I figure the earlier mechanic failed to measure the ring gap when he did the previous rebuild. We ordered new rings and waited for our next work day.
The second Saturday, I honed the cylinders, installed new rings and the cleaned pistons. I had taken the head to a favorite shop of mine and it was ready with valves freshly ground and face milled. The valves, guides and seats were in great shape and it pressure tested fine. I thought $35 was money well spent for all that work. Jon had sent the pistons to the shop for cleaning. I never do that preferring to do that work myself. The shop had never seen pistons like these and didn't know to remove and save the shims. All the shims went to the bottom of the parts washer and had to be replaced. I spent the whole Saturday matching pistons to their spot on the crank and making shims to get the correct bearing adjustment. Another little feature of the parts washer is that it removed the piston numbering we had done. I hadn't planned on them going through a parts washer so the numbering was done with a felt tip marker.
Saturday number three found us remounting the engine and installing the head. Jon had done a great job of cleaning and priming everything he could reach and the cosmetic work was starting to look really good. We couldn't install the rocker assembly because the shop had removed the studs in order to mill the face of the head. By oversight, they didn't include them when the head was returned and I didn't think to ask for them when I picked it up. The biggest problem was time, not the cost of new studs.
Last Saturday was our fourth available day with the Allis. Jon had begun painting all the less accessible parts with new orange paint and it sure looked good. We got the new studs installed and mounted the rocker assembly, rebuilt carb, magneto, radiator and remaining running gear. The front wheels mount so easy on an Allis that they hardly get mentioned. With everything ready to go, we attached the chain to the truck and pulled the Allis for her first attempted start. Ooops! Gas was dripping from a stuck float in the carburetor and we had no fire out of the magneto. The float was a simple adjustment but I had never been inside of a magneto before. There is a first time for everything and this was mine for magnetos.

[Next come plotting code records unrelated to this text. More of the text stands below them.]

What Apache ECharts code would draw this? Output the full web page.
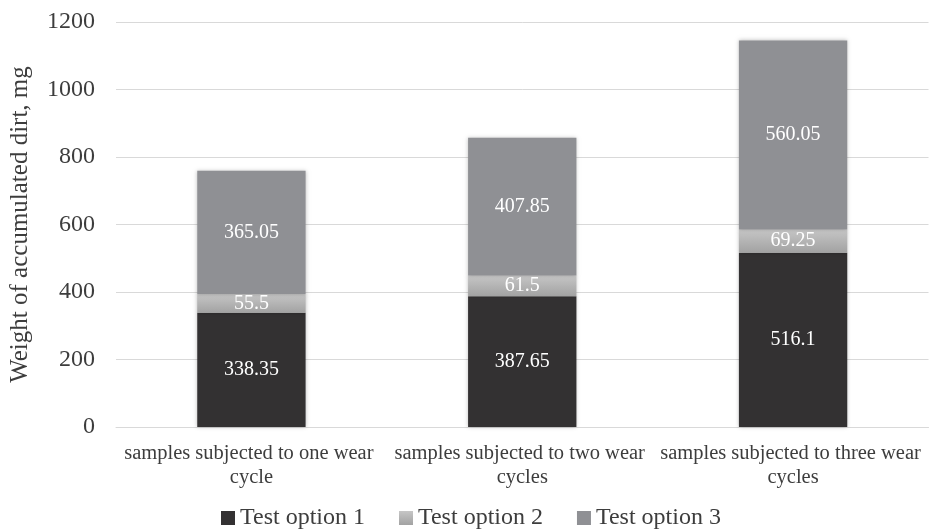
<!DOCTYPE html>
<html>
<head>
<meta charset="utf-8">
<style>
  html, body { margin: 0; padding: 0; background: #fff; }
  #chart { width: 929px; height: 531px; }
</style>
<script src="https://cdn.jsdelivr.net/npm/echarts@6/dist/echarts.min.js"></script>
</head>
<body>
<div id="chart"></div>
<script>
  // data
  const categories = [
    'samples subjected to one wear cycle',
    'samples subjected to two wear cycles',
    'samples subjected to three wear cycles'
  ];
  const seriesNames = ['Test option 1', 'Test option 2', 'Test option 3'];
  const option1 = [338.35, 387.65, 516.1];
  const option2 = [55.5, 61.5, 69.25];
  const option3 = [365.05, 407.85, 560.05];
  const yTicks = [0, 200, 400, 600, 800, 1000, 1200];

  const font = '"Liberation Serif", "Times New Roman", serif';
  const textColor = '#3d3d3d';

  const colors = [
    '#333132',
    new echarts.graphic.LinearGradient(0, 0, 0, 1, [
      { offset: 0, color: '#c6c6c6' },
      { offset: 1, color: '#a2a2a2' }
    ]),
    '#8f9094'
  ];

  function barSeries(name, data, color) {
    return {
      name: name,
      type: 'bar',
      stack: 'total',
      barWidth: '40%',
      data: data,
      itemStyle: {
        color: color,
        shadowBlur: 4,
        shadowColor: 'rgba(0,0,0,0.25)'
      },
      label: {
        show: true,
        position: 'inside',
        color: '#ffffff',
        fontFamily: font,
        fontSize: 20
      }
    };
  }

  const chart = echarts.init(document.getElementById('chart'));
  chart.setOption({
    animation: false,
    textStyle: { fontFamily: font },
    grid: {
      left: 116,
      right: 0,
      top: 22,
      bottom: 104
    },
    legend: {
      top: 501,
      left: 216,
      itemWidth: 14,
      itemHeight: 14,
      itemGap: 34,
      icon: 'rect',
      textStyle: { color: textColor, fontFamily: font, fontSize: 24 },
      data: seriesNames
    },
    xAxis: {
      type: 'category',
      data: categories,
      axisLine: { show: true, lineStyle: { color: '#d9d9d9' } },
      axisTick: { show: false },
      axisLabel: {
        color: textColor,
        fontFamily: font,
        fontSize: 20.5,
        interval: 0,
        width: 266,
        overflow: 'break',
        lineHeight: 24,
        margin: 15
      }
    },
    yAxis: {
      type: 'value',
      min: yTicks[0],
      max: yTicks[yTicks.length - 1],
      interval: 200,
      name: 'Weight of accumulated dirt, mg',
      nameLocation: 'middle',
      nameGap: 83,
      nameTextStyle: { color: textColor, fontFamily: font, fontSize: 25 },
      axisLine: { show: false },
      axisTick: { show: false },
      axisLabel: {
        color: textColor,
        fontFamily: font,
        fontSize: 24,
        margin: 21,
        formatter: function (v) { return String(v); }
      },
      splitLine: { lineStyle: { color: '#d9d9d9' } }
    },
    series: [
      barSeries(seriesNames[0], option1, colors[0]),
      barSeries(seriesNames[1], option2, colors[1]),
      barSeries(seriesNames[2], option3, colors[2])
    ]
  });
</script>
</body>
</html>
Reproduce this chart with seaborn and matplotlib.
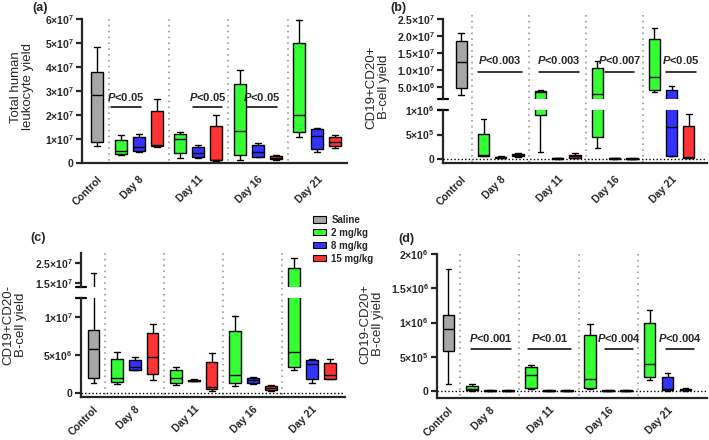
import numpy as np
import pandas as pd
import seaborn as sns
import matplotlib.pyplot as plt
import matplotlib.transforms as mtransforms
from matplotlib.patches import Patch

sns.set_style('ticks')
plt.rcParams['font.family'] = ['Liberation Sans', 'DejaVu Sans']
plt.rcParams['mathtext.fontset'] = 'custom'
plt.rcParams['mathtext.it'] = 'Liberation Sans:italic:bold'
plt.rcParams['mathtext.rm'] = 'Liberation Sans:bold'

# Categories
days = ['Day 8', 'Day 11', 'Day 16', 'Day 21']
doses = ['Saline', '2 mg/kg', '8 mg/kg', '15 mg/kg']
dose_colors = ['#A6A6A6', '#33FF33', '#3333FF', '#FF3333']
x_labels = ['Control'] + days

# Five-number summaries: min, q1, median, q3, max
# (one list per day: Day 8, Day 11, Day 16, Day 21)

# (a) total human leukocyte yield
leuko_saline = [0.72e7, 0.86e7, 2.82e7, 3.78e7, 4.82e7]
leuko_2mg = [[0.33e7, 0.375e7, 0.51e7, 0.97e7, 1.17e7],
             [0.21e7, 0.40e7, 0.99e7, 1.19e7, 1.29e7],
             [0.13e7, 0.35e7, 1.35e7, 3.29e7, 3.86e7],
             [1.07e7, 1.28e7, 2.01e7, 5.00e7, 5.94e7]]
leuko_8mg = [[0.46e7, 0.49e7, 0.65e7, 1.10e7, 1.22e7],
             [0.19e7, 0.25e7, 0.40e7, 0.68e7, 0.76e7],
             [0.24e7, 0.26e7, 0.44e7, 0.75e7, 0.83e7],
             [0.44e7, 0.58e7, 1.11e7, 1.42e7, 1.47e7]]
leuko_15mg = [[0.67e7, 0.69e7, 0.75e7, 2.18e7, 2.68e7],
              [0.08e7, 0.11e7, 0.14e7, 1.53e7, 2.01e7],
              [0.14e7, 0.15e7, 0.22e7, 0.29e7, 0.33e7],
              [0.62e7, 0.69e7, 0.87e7, 1.07e7, 1.15e7]]

# (b) CD19+CD20+ B-cell yield
bpos_saline = [2.5e6, 4.5e6, 1.22e7, 1.86e7, 2.10e7]
bpos_2mg = [[5.4e4, 6.8e4, 8.8e4, 5.1e5, 8.1e5],
            [1.4e5, 9.0e5, 3.6e6, 3.8e6, 4.0e6],
            [2.2e5, 4.5e5, 2.9e6, 1.04e7, 1.27e7],
            [3.4e6, 4.2e6, 8.0e6, 1.91e7, 2.22e7]]
bpos_8mg = [[1.5e4, 2.5e4, 4.0e4, 5.0e4, 6.5e4],
            [5e3, 1.0e4, 1.5e4, 2.0e4, 2.5e4],
            [5e3, 1.0e4, 2.0e4, 2.5e4, 3.0e4],
            [5.4e4, 6.8e4, 6.6e5, 4.2e6, 5.3e6]]
bpos_15mg = [[4.0e4, 5.4e4, 7.4e4, 9.5e4, 1.2e5],
             [1.4e4, 2.7e4, 5.4e4, 8.8e4, 1.2e5],
             [3e3, 5e3, 1.0e4, 1.5e4, 2.0e4],
             [2.0e4, 2.7e4, 4.0e4, 6.8e5, 9.1e5]]

# (c) CD19+CD20- B-cell yield
bneg_saline = [1.37e6, 1.99e6, 5.75e6, 8.3e6, 1.98e7]
bneg_2mg = [[1.24e6, 1.46e6, 2.04e6, 4.47e6, 5.44e6],
            [1.10e6, 1.33e6, 1.99e6, 3.10e6, 3.45e6],
            [9.3e5, 1.33e6, 2.35e6, 8.19e6, 1.02e7],
            [3.0e6, 3.45e6, 5.44e6, 2.24e7, 2.76e7]]
bneg_8mg = [[3.0e6, 3.1e6, 3.45e6, 4.42e6, 4.69e6],
            [1.55e6, 1.60e6, 1.64e6, 1.73e6, 1.81e6],
            [1.15e6, 1.37e6, 1.73e6, 1.99e6, 2.17e6],
            [1.37e6, 1.90e6, 3.80e6, 4.34e6, 4.47e6]]
bneg_15mg = [[1.77e6, 2.57e6, 4.78e6, 7.92e6, 9.07e6],
             [3.5e5, 4.9e5, 8.0e5, 4.07e6, 5.22e6],
             [3.5e5, 4.4e5, 6.6e5, 9.3e5, 1.02e6],
             [1.81e6, 1.90e6, 2.43e6, 4.03e6, 4.47e6]]

# (d) CD19-CD20+ B-cell yield
cd19neg_saline = [9.7e4, 5.82e5, 9.13e5, 1.107e6, 1.786e6]
cd19neg_2mg = [[5e3, 1.0e4, 2.9e4, 7.3e4, 1.02e5],
               [2.4e4, 5.3e4, 2.33e5, 3.54e5, 3.88e5],
               [2.4e4, 3.9e4, 1.84e5, 8.15e5, 9.85e5],
               [1.65e5, 1.99e5, 3.93e5, 1.0e6, 1.18e6]]
cd19neg_8mg = [[0, 4e3, 8e3, 1.2e4, 1.5e4],
               [0, 4e3, 8e3, 1.2e4, 1.5e4],
               [0, 4e3, 8e3, 1.2e4, 1.5e4],
               [5e3, 1.5e4, 2.9e4, 1.99e5, 2.67e5]]
cd19neg_15mg = [[0, 4e3, 8e3, 1.2e4, 1.5e4],
                [0, 4e3, 8e3, 1.2e4, 1.5e4],
                [0, 4e3, 8e3, 1.2e4, 1.5e4],
                [5e3, 1.0e4, 1.9e4, 3.4e4, 4.9e4]]

# P-value labels (one per day)
p_a = ['P<0.05', 'P<0.05', 'P<0.05', None]
p_b = ['P<0.003', 'P<0.003', 'P<0.007', 'P<0.05']
p_d = ['P<0.001', 'P<0.01', 'P<0.004', 'P<0.004']

# Tick values / labels
yt_a = [0, 1e7, 2e7, 3e7, 4e7, 5e7, 6e7]
yl_a = ['0', '1×10$^{7}$', '2×10$^{7}$', '3×10$^{7}$', '4×10$^{7}$',
        '5×10$^{7}$', '6×10$^{7}$']
yt_b_low = [0, 5e5, 1e6]
yl_b_low = ['0', '5×10$^{5}$', '1×10$^{6}$']
yt_b_up = [5e6, 1e7, 1.5e7, 2e7, 2.5e7]
yl_b_up = ['5.0×10$^{6}$', '1.0×10$^{7}$', '1.5×10$^{7}$', '2.0×10$^{7}$',
           '2.5×10$^{7}$']
yt_c_low = [0, 5e6, 1e7]
yl_c_low = ['0', '5×10$^{6}$', '1×10$^{7}$']
yt_c_up = [1.5e7, 2.5e7]
yl_c_up = ['1.5×10$^{7}$', '2.5×10$^{7}$']
yt_d = [0, 5e5, 1e6, 1.5e6, 2e6]
yl_d = ['0', '5×10$^{5}$', '1×10$^{6}$', '1.5×10$^{6}$', '2×10$^{6}$']

# ---- layout ----
group_start = 1.3
group_step = 3.3
W, H = 709, 440


def slot(g, k):
    return group_start + group_step * g + k


def px_box(left, right, top, bottom):
    return [left / W, 1 - bottom / H, (right - left) / W, (bottom - top) / H]


def to_frame(saline, d2, d8, d15):
    rows = [(0.0, doses[0], v) for v in saline]
    for k, series in enumerate([d2, d8, d15]):
        for g, stats in enumerate(series):
            rows += [(slot(g, k), doses[k + 1], v) for v in stats]
    return pd.DataFrame(rows, columns=['pos', 'dose', 'value'])


def draw_boxes(ax, df):
    sns.boxplot(data=df, x='pos', y='value', hue='dose', hue_order=doses,
                palette=dose_colors, native_scale=True, dodge=False,
                width=0.65, whis=(0, 100), saturation=1, linecolor='black',
                linewidth=1.0, legend=False, ax=ax)
    ax.set_xlabel('')
    ax.set_ylabel('')


def style(ax, xlim, ylim, yt, yl, bottom=True, xpad=8):
    ax.set_xlim(xlim)
    ax.set_ylim(ylim)
    sns.despine(ax=ax)
    ax.spines['left'].set_linewidth(1.6)
    ax.spines['bottom'].set_linewidth(1.6)
    ax.set_yticks(yt, labels=yl, fontweight='bold', fontsize=7.5)
    ax.tick_params(axis='y', length=4, width=1.6, pad=2)
    centers = [0.0] + [slot(g, 1) for g in range(4)]
    if bottom:
        ax.set_xticks(centers, labels=x_labels, rotation=45, ha='right',
                      rotation_mode='anchor', fontweight='bold', fontsize=7.5)
        ax.tick_params(axis='x', length=0, pad=xpad)
    else:
        ax.spines['bottom'].set_visible(False)
        ax.set_xticks([])


def separators(ax, fig, y0, y1):
    tr = mtransforms.blended_transform_factory(ax.transData, fig.transFigure)
    xs = [(0.0 + group_start) / 2] + [slot(g, 2) + (group_step - 2) / 2 for g in range(3)]
    for x in xs:
        ax.plot([x, x], [1 - y0 / H, 1 - y1 / H], transform=tr, color='#9A9A9A',
                ls=(0, (1, 2.5)), lw=1.2, clip_on=False, zorder=0)


def zero_line(ax):
    ax.axhline(0, color='black', ls=(0, (1, 1.6)), lw=1.0, zorder=0.5)


def p_values(ax, labels, spans, y_line, y_text):
    for g, (lab, sp) in enumerate(zip(labels, spans)):
        if lab is None:
            continue
        x0, x1 = slot(g, 0) + sp[0], slot(g, 0) + sp[1]
        ax.plot([x0, x1], [y_line, y_line], color='black', lw=1.1)
        ax.text((x0 + x1) / 2, y_text, '$P$' + lab[1:], ha='center',
                va='bottom', fontsize=8, fontweight='bold')


def break_caps(ax_up, ax_low):
    ax_up.plot([-0.018, 0.018], [0, 0], transform=ax_up.transAxes,
               color='black', lw=1.6, clip_on=False)
    ax_low.plot([-0.018, 0.018], [1, 1], transform=ax_low.transAxes,
                color='black', lw=1.6, clip_on=False)


fig = plt.figure(figsize=(W / 100, H / 100), dpi=100)

# (a)
ax_a = fig.add_axes(px_box(82, 347, 19, 163))
draw_boxes(ax_a, to_frame(leuko_saline, leuko_2mg, leuko_8mg, leuko_15mg))
style(ax_a, (-0.85, 13.85), (0, 6e7), yt_a, yl_a)
separators(ax_a, fig, 19, 163)
p_values(ax_a, p_a, [(-0.55, 1.1), (0.7, 2.3), (0.4, 2.05)], 2.35e7, 2.5e7)

# (b) broken axis
ax_b_up = fig.add_axes(px_box(443, 707, 19, 99))
ax_b = fig.add_axes(px_box(443, 707, 110, 163))
df_b = to_frame(bpos_saline, bpos_2mg, bpos_8mg, bpos_15mg)
draw_boxes(ax_b_up, df_b)
draw_boxes(ax_b, df_b)
style(ax_b_up, (-1.05, 14.25), (1.4e6, 2.5e7), yt_b_up, yl_b_up, bottom=False)
style(ax_b, (-1.05, 14.25), (-8e4, 1e6), yt_b_low, yl_b_low)
zero_line(ax_b)
separators(ax_b, fig, 15, 163)
break_caps(ax_b_up, ax_b)
p_values(ax_b_up, p_b, [(-0.35, 2.2), (-0.1, 2.25), (0.45, 2.1), (0.7, 2.4)],
         9.5e6, 1.1e7)

# (c) broken axis
ax_c_up = fig.add_axes(px_box(81, 345, 253, 287))
ax_c = fig.add_axes(px_box(81, 345, 298, 397))
df_c = to_frame(bneg_saline, bneg_2mg, bneg_8mg, bneg_15mg)
draw_boxes(ax_c_up, df_c)
draw_boxes(ax_c, df_c)
style(ax_c_up, (-0.7, 14.05), (1.28e7, 3.0e7), yt_c_up, yl_c_up, bottom=False)
style(ax_c, (-0.7, 14.05), (-5e5, 1.25e7), yt_c_low, yl_c_low, xpad=5)
zero_line(ax_c)
separators(ax_c, fig, 253, 397)
break_caps(ax_c_up, ax_c)

# (d)
ax_d = fig.add_axes(px_box(437, 707, 254, 398))
draw_boxes(ax_d, to_frame(cd19neg_saline, cd19neg_2mg, cd19neg_8mg, cd19neg_15mg))
style(ax_d, (-0.64, 14.4), (-1e5, 2e6), yt_d, yl_d, xpad=5)
zero_line(ax_d)
separators(ax_d, fig, 254, 398)
p_values(ax_d, p_d, [(-0.05, 2.2), (-0.15, 2.2), (0.8, 2.4), (0.9, 2.5)],
         6.1e5, 6.9e5)

# y labels and panel letters
ylabels = [('Total human\nleukocyte yield', 22, 87),
           ('CD19+CD20+\nB-cell yield', 378, 87),
           ('CD19+CD20-\nB-cell yield', 15, 325),
           ('CD19-CD20+\nB-cell yield', 372, 324)]
for txt, x, y in ylabels:
    fig.text(x / W, 1 - y / H, txt, rotation=90, ha='center', va='center',
             fontsize=9.5, linespacing=1.1)

for lab, x, y in [('(a)', 32, 2), ('(b)', 390, 2), ('(c)', 30, 232), ('(d)', 398, 233)]:
    fig.text(x / W, 1 - y / H, lab, ha='left', va='top', fontsize=9,
             fontweight='bold')

# legend
handles = [Patch(facecolor=c, edgecolor='black', linewidth=0.8) for c in dose_colors]
fig.legend(handles, doses, loc='upper left', bbox_to_anchor=(308 / W, 1 - 210 / H),
           frameon=False, prop={'weight': 'bold', 'size': 7}, handlelength=1.3,
           handleheight=0.6, handletextpad=0.6, labelspacing=0.3, borderpad=0)

fig.savefig('out.png', dpi=100)
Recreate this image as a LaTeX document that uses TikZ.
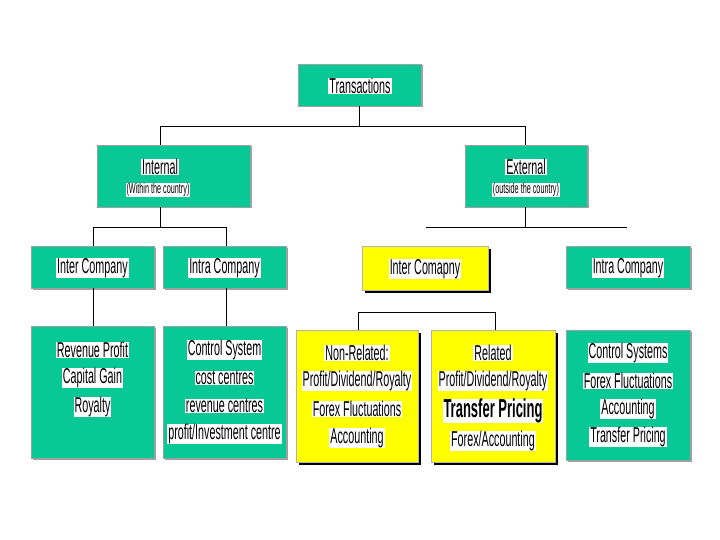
\documentclass[tikz,border=0pt]{standalone}
\usepackage{fontspec}
\setmainfont{Liberation Sans}[FakeStretch=0.5]
\usetikzlibrary{shadows}

\definecolor{tealfill}{RGB}{8,200,150}
\definecolor{yellowfill}{RGB}{255,255,0}

\tikzset{
  tealbox/.style={fill=tealfill, draw=gray!75, line width=0.8pt, inner sep=0pt,
    general shadow={fill=gray!75, shadow xshift=1.5pt, shadow yshift=-1.5pt}},
  yellowbox/.style={fill=yellowfill, draw=gray!60, line width=0.6pt, inner sep=0pt,
    general shadow={fill=black, shadow xshift=2.5pt, shadow yshift=-2.5pt}},
  txt/.style={fill=white, inner xsep=1pt, inner ysep=0pt, font=\fontsize{21.5}{22}\selectfont},
  smalltxt/.style={fill=white, inner sep=0.5pt, font=\fontsize{14.5}{15}\selectfont},
  link/.style={draw=black, line width=0.9pt}
}

\begin{document}
\begin{tikzpicture}[x=1pt, y=-1pt]
  \useasboundingbox (0,0) rectangle (720,540);

  % -- Top --
  \node[tealbox, minimum width=123pt, minimum height=42pt] (trans) at (359.5,85) {};
  \node[txt] (transT) at (360,86) {Transactions};

  % -- Second level --
  \node[tealbox, minimum width=153pt, minimum height=62pt] (internal) at (173.5,176) {};
  \node[txt] (internalT) at (160,167) {Internal};
  \node[smalltxt] (internalS) at (158,190) {(Within the country)};

  \node[tealbox, minimum width=122pt, minimum height=62pt] (external) at (526,176) {};
  \node[txt] (externalT) at (526,167) {External};
  \node[smalltxt] (externalS) at (526,190) {(outside the country)};

  % -- Third level --
  \node[tealbox, minimum width=123pt, minimum height=42pt] (interL) at (92.5,267) {};
  \node[txt] (interLT) at (92.5,268) {Inter Company};
  \node[tealbox, minimum width=123pt, minimum height=42pt] (intraL) at (224.5,267) {};
  \node[txt] (intraLT) at (224.5,268) {Intra Company};

  \node[yellowbox, minimum width=126pt, minimum height=44pt] (interR) at (425,268) {};
  \node[txt] (interRT) at (425,269) {Inter Comapny};
  \node[tealbox, minimum width=124pt, minimum height=42pt] (intraR) at (628,267) {};
  \node[txt] (intraRT) at (628,268) {Intra Company};

  % -- Bottom boxes --
  \node[tealbox, minimum width=123pt, minimum height=132pt] (revenue) at (92.5,392) {};
  \node[txt] (rev1) at (92.5,350) {Revenue Profit};
  \node[txt] (rev2) at (92.5,378) {Capital Gain};
  \node[txt] (rev3) at (92.5,407) {Royalty};

  \node[tealbox, minimum width=123pt, minimum height=132pt] (control) at (224.5,392) {};
  \node[txt] (ctl1) at (224.5,350) {Control System};
  \node[txt] (ctl2) at (224.5,378) {cost centres};
  \node[txt] (ctl3) at (224.5,406) {revenue centres};
  \node[txt] (ctl4) at (224.5,434) {profit/Investment centre};

  \node[yellowbox, minimum width=122pt, minimum height=132pt] (nonrel) at (357,396) {};
  \node[txt] (nr1) at (357,353) {Non-Related:};
  \node[txt] (nr2) at (357,381) {Profit/Dividend/Royalty};
  \node[txt] (nr3) at (357,409) {Forex Fluctuations};
  \node[txt] (nr4) at (357,438) {Accounting};

  \node[yellowbox, minimum width=124pt, minimum height=132pt] (related) at (493,396) {};
  \node[txt] (rl1) at (493,353) {Related};
  \node[txt] (rl2) at (493,381) {Profit/Dividend/Royalty};
  \node[txt, font=\fontsize{26}{27}\selectfont\bfseries] (rl3) at (493,411) {Transfer Pricing};
  \node[txt] (rl4) at (493,441) {Forex/Accounting};

  \node[tealbox, minimum width=124pt, minimum height=130pt] (systems) at (628,395) {};
  \node[txt] (sy1) at (628,353) {Control Systems};
  \node[txt] (sy2) at (628,381) {Forex Fluctuations};
  \node[txt] (sy3) at (628,409) {Accounting};
  \node[txt] (sy4) at (628,437) {Transfer Pricing};

  % -- Junctions --
  \coordinate (jtop) at (359.5,126);
  \coordinate (jint) at (160,126);
  \coordinate (jext) at (525,126);
  \coordinate (jintL) at (93,227);
  \coordinate (jintR) at (226,227);
  \coordinate (jextL) at (426,227);
  \coordinate (jextR) at (627,227);
  \coordinate (jyL) at (358.5,312);
  \coordinate (jyR) at (495,312);

  % -- Connectors --
  \draw[link] (trans.south) -- (jtop);
  \draw[link] (jint) -- (jext);
  \draw[link] (jint) -- (jint |- internal.north);
  \draw[link] (jext) -- (jext |- external.north);

  \draw[link] (jint |- internal.south) -- (jint |- jintL);
  \draw[link] (jintL) -- (jintR);
  \draw[link] (jintL) -- (jintL |- interL.north);
  \draw[link] (jintR) -- (jintR |- intraL.north);
  \draw[link] (jintL |- interL.south) -- (jintL |- revenue.north);
  \draw[link] (jintR |- intraL.south) -- (jintR |- control.north);

  \draw[link] (jext |- external.south) -- (jext |- jextL);
  \draw[link] (jextL) -- (jextR);

  \draw[link] (jyL) -- (jyR);
  \draw[link] (jyL) -- (jyL |- nonrel.north);
  \draw[link] (jyR) -- (jyR |- related.north);

\end{tikzpicture}
\end{document}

Fairbanks-Morse Magnetos are really simple inside and this problem was easy to isolate. The coil is held in place by two mounting screws that clamp down the coil and give it a ground connection. The screws were loose by about 1/8. After tightening the coil and reassembly, the magneto fired perfectly. All back together, the Allis started in about 20' of pulling. Jon was excited, he never thought it would go this easily. I have to admit, I'm always amazed when a new engine starts. I don't know why. You do good work, pay attention to detail, follow the rules and engines should start. It sounds good but for some reason I must not believe it because the amazement of that first fire is always present with me.
Once the engine warmed up, I adjusted the valve lash and buttoned up the valve cover. Jon has more painting to do and sheet metal to install but he's really happy with the old girl now. The little Allis has good horsepower, starts easily and runs well with NO smoke. I expect some initial smoke from engines I rebuild because I use a fair amount of Lubriplate to hold things until the oil pump can come up to pressure. This engine never smoked. I'll run a compression test after a month or so, to let the rings seat and get a stable reading, but I think it will meet spec just fine. Jon tallied up the cost and we came out at about $400. Half what we thought it might cost.
As I loaded up my tools, we talked about how soon he would be complete with the painting and new decals and which parade he could enter. I want a picture of Jon proudly driving that Allis B down Main Street. He'll be easy to spot. Jon will be the guy with the big smile.